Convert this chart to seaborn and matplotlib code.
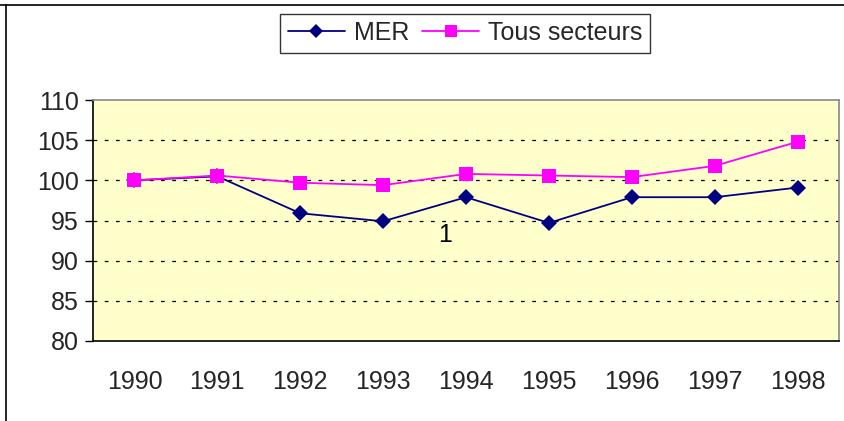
import pandas as pd
import matplotlib.pyplot as plt
import matplotlib.ticker as mticker
from matplotlib.lines import Line2D
import seaborn as sns

# Données (indice base 100 en 1990)
annees = [1990, 1991, 1992, 1993, 1994, 1995, 1996, 1997, 1998]
mer = [100.0, 100.5, 95.9, 94.9, 97.9, 94.7, 97.9, 97.9, 99.1]
tous_secteurs = [100.0, 100.6, 99.7, 99.4, 100.8, 100.6, 100.4, 101.8, 104.8]
series = ["MER", "Tous secteurs"]
yticks = [80, 85, 90, 95, 100, 105, 110]

df = pd.DataFrame({
    "annee": annees * 2,
    "valeur": mer + tous_secteurs,
    "serie": [series[0]] * len(annees) + [series[1]] * len(annees),
})

sns.set_theme(style="white")
plt.rcParams["font.family"] = ["Liberation Sans", "DejaVu Sans"]
TAILLE = 18

fig = plt.figure(figsize=(8.44, 4.21), dpi=100)
ax = fig.add_axes([93 / 844, 1 - 341 / 421, 746 / 844, 241 / 421])
ax.set_facecolor("#FFFFCC")

couleurs = {"MER": "#000080", "Tous secteurs": "#FF00FF"}
marqueurs = {"MER": "D", "Tous secteurs": "s"}
tailles = {"MER": 8.5, "Tous secteurs": 10}

for s in series:
    sub = df[df["serie"] == s]
    sns.lineplot(data=sub, x="annee", y="valeur", ax=ax, color=couleurs[s],
                 marker=marqueurs[s], markersize=tailles[s], markeredgewidth=0,
                 linewidth=1.3, legend=False)

ax.set_xlim(annees[0] - 0.5, annees[-1] + 0.5)
ax.set_ylim(yticks[0], yticks[-1])
ax.set_yticks(yticks)
ax.set_xticks(annees)
ax.set_xticklabels([str(a) for a in annees])
ax.xaxis.set_minor_locator(mticker.FixedLocator([a + 0.5 for a in [annees[0] - 1] + annees]))
ax.tick_params(axis="x", which="major", length=0, pad=21, labelsize=TAILLE)
ax.tick_params(axis="x", which="minor", length=6, width=1, color="#555555", direction="out")
ax.tick_params(axis="y", which="major", length=6, width=1, color="black", direction="out",
               labelsize=TAILLE, pad=4, left=True)
ax.set_xlabel("")
ax.set_ylabel("")

for y in yticks[1:-1]:
    ax.axhline(y, color="black", linestyle=(0, (3, 6)), linewidth=0.9, zorder=0.5)

ax.spines["left"].set_color("black")
ax.spines["bottom"].set_color("black")
ax.spines["top"].set_color("#888888")
ax.spines["right"].set_color("#888888")
for sp in ax.spines.values():
    sp.set_linewidth(1.2)

ax.text(1993.75, 93.2, "1", fontsize=TAILLE, ha="center", va="center", color="black")

handles = [Line2D([0], [0], color=couleurs[s], marker=marqueurs[s],
                  markersize=tailles[s] - 1, markeredgewidth=0, linewidth=1.3)
           for s in series]
leg = fig.legend(handles, series, loc="center", bbox_to_anchor=(465 / 844, 1 - 33 / 421),
                 ncol=2, frameon=True, fancybox=False, fontsize=TAILLE,
                 handlelength=2.3, columnspacing=0.5, handletextpad=0.35,
                 borderpad=0.3, borderaxespad=0)
leg.get_frame().set_edgecolor("black")
leg.get_frame().set_linewidth(1.0)

# Cadre du graphique
fig.add_artist(Line2D([0, 1], [1 - 5 / 421] * 2, color="black", linewidth=1.2,
                      transform=fig.transFigure))
fig.add_artist(Line2D([6 / 844] * 2, [0, 1 - 5 / 421], color="black", linewidth=1.2,
                      transform=fig.transFigure))

fig.savefig("out.png", dpi=100, facecolor="white")
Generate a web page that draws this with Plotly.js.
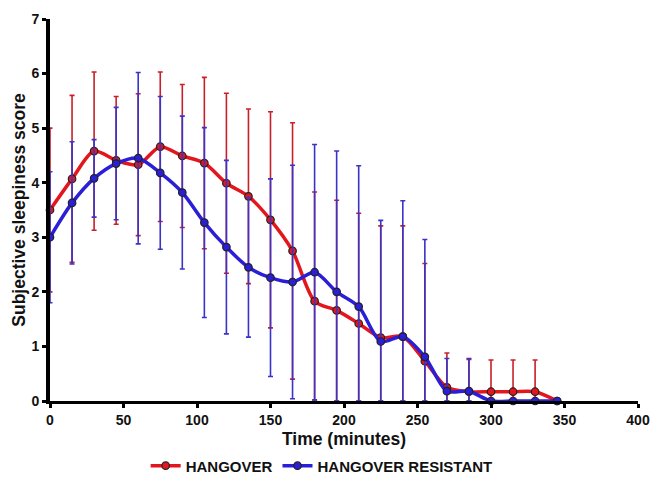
<!DOCTYPE html>
<html>
<head>
<meta charset="utf-8">
<script src="https://cdn.plot.ly/plotly-3.0.1.min.js"></script>
<style>html,body{margin:0;padding:0;background:#fff;}#chart{width:651px;height:479px;}</style>
</head>
<body>
<div id="chart"></div>
<script>
const time = [0,15,30,45,60,75,90,105,120,135,150,165,180,195,210,225,240,255,270,285,300,315,330,345];
const hangover = [3.50,4.07,4.58,4.41,4.33,4.66,4.49,4.36,3.99,3.75,3.32,2.75,1.83,1.66,1.42,1.16,1.18,0.73,0.25,0.17,0.17,0.17,0.17,0];
const hangoverSD = [1.50,1.53,1.45,1.17,1.30,1.37,1.31,1.57,1.65,1.60,1.98,2.35,2.00,2.02,2.02,2.05,2.03,1.79,0.63,0.59,0.58,0.58,0.58,0];
const resistant = [3.00,3.63,4.08,4.35,4.45,4.18,3.82,3.27,2.82,2.45,2.26,2.18,2.36,2.00,1.73,1.09,1.18,0.81,0.18,0.18,0,0,0,0];
const resistantSD = [1.20,1.12,0.71,1.03,1.57,1.40,1.40,1.74,1.59,1.28,1.81,2.14,2.34,2.58,2.58,2.22,2.49,2.15,0.60,0.60,0,0,0,0];
const xTicks = [0,50,100,150,200,250,300,350,400];
const yTicks = [0,1,2,3,4,5,6,7];

const FONT = '"Liberation Sans", Arial, sans-serif';

function trace(name, y, sd, lineColor, errColor) {
  return {
    x: time, y: y, name: name, type: 'scatter', mode: 'lines+markers',
    cliponaxis: false,
    line: {color: lineColor, width: 3.5, shape: 'spline', smoothing: 0.8},
    marker: {color: lineColor, size: 7.5, line: {color: '#222', width: 1.2}},
    error_y: {type: 'data', symmetric: false, array: sd,
      arrayminus: sd.map((s, i) => Math.min(s, y[i])),
      color: errColor, thickness: 1.6, width: 2.5}
  };
}

const data = [
  trace('HANGOVER', hangover, hangoverSD, '#e3161d', '#c8202a'),
  trace('HANGOVER RESISTANT', resistant, resistantSD, '#2a1fd6', '#3a33c8')
];

const layout = {
  width: 651, height: 479,
  margin: {l: 50, r: 13, t: 19, b: 78, autoexpand: false},
  paper_bgcolor: '#fff', plot_bgcolor: '#fff',
  font: {family: FONT, color: '#111'},
  showlegend: true,
  legend: {orientation: 'h', x: 0.462, xanchor: 'center', y: -0.17, yanchor: 'middle',
    font: {family: FONT, size: 15, color: '#111', weight: 'bold'}, itemwidth: 30, tracegroupgap: 0},
  xaxis: {
    range: [0, 400], tickvals: xTicks, ticktext: xTicks.map(String),
    showgrid: false, zeroline: false, showline: true, linecolor: '#000', linewidth: 3,
    ticks: 'outside', ticklen: 4, tickwidth: 3, tickcolor: '#000',
    tickfont: {family: FONT, size: 14, color: '#111', weight: 'bold'},
    title: {text: 'Time (minutes)', font: {family: FONT, size: 17.5, color: '#111', weight: 'bold'}, standoff: 6}
  },
  yaxis: {
    range: [0, 7], tickvals: yTicks, ticktext: yTicks.map(String),
    showgrid: false, zeroline: false, showline: true, linecolor: '#000', linewidth: 4,
    ticks: 'outside', ticklen: 4, tickwidth: 3, tickcolor: '#000',
    tickfont: {family: FONT, size: 14, color: '#111', weight: 'bold'},
    title: {text: 'Subjective sleepiness score', font: {family: FONT, size: 17.5, color: '#111', weight: 'bold'}, standoff: 2}
  }
};

Plotly.newPlot('chart', data, layout, {displayModeBar: false, responsive: false});
</script>
</body>
</html>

++++++

> **WRITTEN TASK**
Set down again, exactly, the lines of the material above from its first line to the one with "linewidth=1.3, legend=False)", inclusive. Leave the pictures out.

> **THE RESPONSE**
Convert this chart to seaborn and matplotlib code.
import pandas as pd
import matplotlib.pyplot as plt
import matplotlib.ticker as mticker
from matplotlib.lines import Line2D
import seaborn as sns

# Données (indice base 100 en 1990)
annees = [1990, 1991, 1992, 1993, 1994, 1995, 1996, 1997, 1998]
mer = [100.0, 100.5, 95.9, 94.9, 97.9, 94.7, 97.9, 97.9, 99.1]
tous_secteurs = [100.0, 100.6, 99.7, 99.4, 100.8, 100.6, 100.4, 101.8, 104.8]
series = ["MER", "Tous secteurs"]
yticks = [80, 85, 90, 95, 100, 105, 110]

df = pd.DataFrame({
    "annee": annees * 2,
    "valeur": mer + tous_secteurs,
    "serie": [series[0]] * len(annees) + [series[1]] * len(annees),
})

sns.set_theme(style="white")
plt.rcParams["font.family"] = ["Liberation Sans", "DejaVu Sans"]
TAILLE = 18

fig = plt.figure(figsize=(8.44, 4.21), dpi=100)
ax = fig.add_axes([93 / 844, 1 - 341 / 421, 746 / 844, 241 / 421])
ax.set_facecolor("#FFFFCC")

couleurs = {"MER": "#000080", "Tous secteurs": "#FF00FF"}
marqueurs = {"MER": "D", "Tous secteurs": "s"}
tailles = {"MER": 8.5, "Tous secteurs": 10}

for s in series:
    sub = df[df["serie"] == s]
    sns.lineplot(data=sub, x="annee", y="valeur", ax=ax, color=couleurs[s],
                 marker=marqueurs[s], markersize=tailles[s], markeredgewidth=0,
                 linewidth=1.3, legend=False)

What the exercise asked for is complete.